Ellen McNeal

contributor to 3 posters

  • A bird flies toward a city statue to perch atop it

    Poet

    City Bird Perches

    When I write my poetry, I go for the image, always the snap shot or the photograph, the one thing, that will force the reality of what I'm seeing into words.

    Driving through downtown, and seeing Columbus with a bird on his had, I felt I had the perfect image. Since I used to work on Montgomery Street, at the Metropolitan School of the Arts, I often spent time at Columbus Circle.

    To me, Columbus Circle is the center of the arts community, with the Civic Center, the museums, the old Metropolitan School of the Arts, and the library emanating from that center. And I like the symbolism of Columbus: the patrons of the arts, the ones who go to arts projects downtown, seeing horizons in the arts.

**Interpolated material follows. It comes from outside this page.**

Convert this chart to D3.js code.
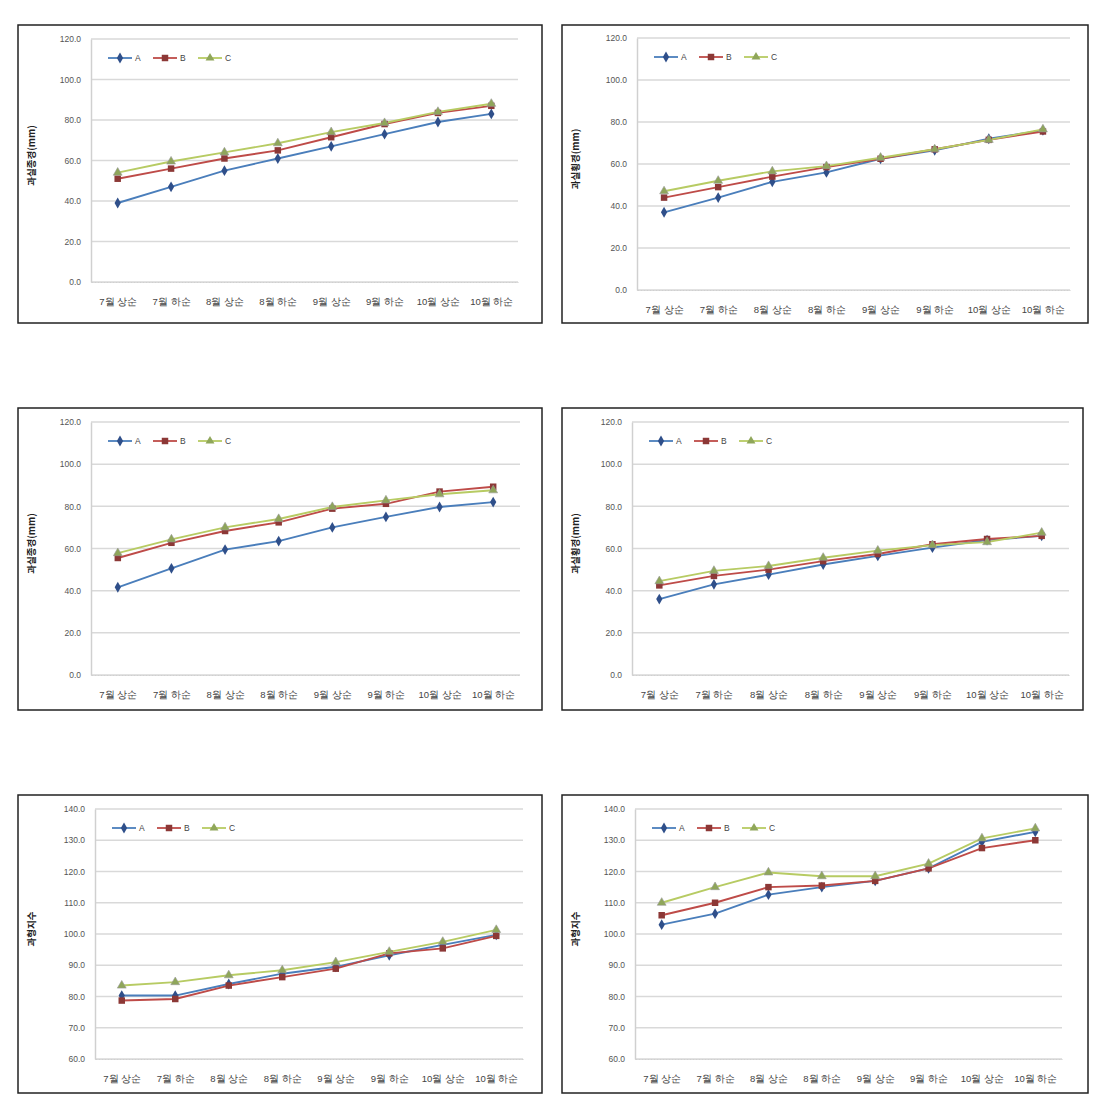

  • A musician in a scarf plays a violin beneath a streetlight

    Poet

    Lone Violinist

    The performance was over and most of us were warming our cars, on our way home from the Civic Center. Snow blew fiercely down the street.

    A lone musician, bent against the wintry blast, carried her violin close to her side. Perhaps her car was parked in a lot on Warren Street or Fayette. I hoped her walk would be short, that she had a snow brush, that her car was nearby.

    As we drove north along Onondaga Lake Parkway, the snow became more intense. She surely was home, and we were not far from ours, all of us braving a winter storm for music, a night at the symphony.

  • Two Schiller Park Bards

    Poet

    Two Schiller Park Bards

    The inspiration for my haiku was the memory of the August 1949 commemoration of Goethe's 200th birthday held at Schiller Park. I attended with my father, Frederic Kramer, a professor of German at Syracuse University. In German, he addressed the gathering around the monument to both Goethe and Schiller.

    Though we lived near the University, we had many friends among the German-American community on the North Side. That day, I was proud to celebrate with them and to hear my father's address, a tribute to the two poets and to our history.